6th-century saint and Bishop of Clermont

Avitus I of Clermont (French: Avit de Clermont; c. 525) was a Bishop of Clermont in the 6th century. He is venerated as a saint in the Eastern Orthodox Church and Roman Catholic Church. His feast day is celebrated on 21 August.

== Biography ==
He may have been born in the year 525. Avitus came from the Roman Avitii family connected with Emperor Avitus. In 571, Bishop Cautinus of Clermont died from plague. Avitus became the new bishop of Clermont. In 580, he founded the Basilica of Notre-Dame du Port in Clermont. Around 590, he may have taken part in a church council in Clermont. He died around the year 600.

== Conversion of Jews ==
In 576, an event occurred between him and the Jewish community in Clermont that was recorded by his contemporary Gregory of Tours. According to Gregory, Avitus had been praying and calling on the Jews in Clermont to convert to Christ. One of the Jews listened to the bishop and accepted baptism on Easter. This convert also joined in the Easter procession through the city. One of the other Jews then poured stinking oil on this convert's head from above while he was in the procession. The Christians wanted to stone this Jew to death, however, Avitus forbade them.

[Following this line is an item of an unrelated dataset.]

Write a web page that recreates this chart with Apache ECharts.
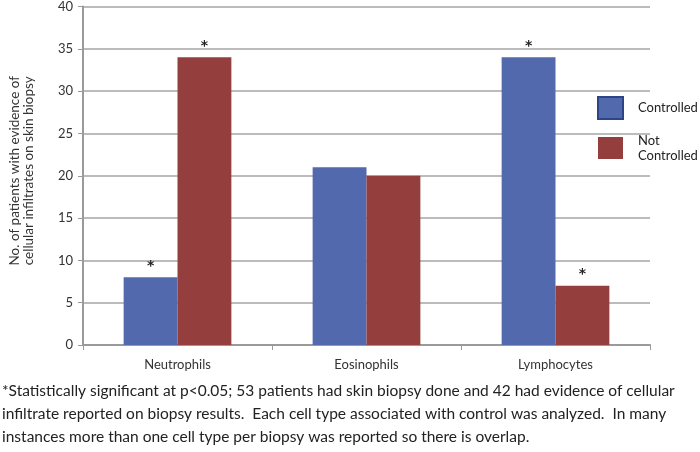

Later on the Feast of the Ascension, when Avitus was having another procession through the city, a mob of Christians attacked the Jewish synagogue in Clermont and burned it to the ground. Later, the bishop sent a messenger to the Jews in Clermont, which (according to Gregory's account) said: "I do not compel you by force to confess the Son of God, but nevertheless I preach him and I offer to your hearts the salt of wisdom. I am the shepherd put in charge of the Lord's sheep, and as regards you, the true Shepherd who suffered for us said that he had other sheep which are not in his sheepfold but which should be brought in, so that there may be one flock and one shepherd. And therefore if you are willing to believe as I, be one flock with me as your guardian; but if not, depart from the place".

Three days after this message was given, according to Gregory, 500 Jews accepted baptism rather than being forcibly expelled from the city.

== Miracle ==
According to local tradition, he once visited Menat where there were sick children. While he was there, a spring of water came out (fontaine Saint-Avit) that was able to miraculously cure the sick children.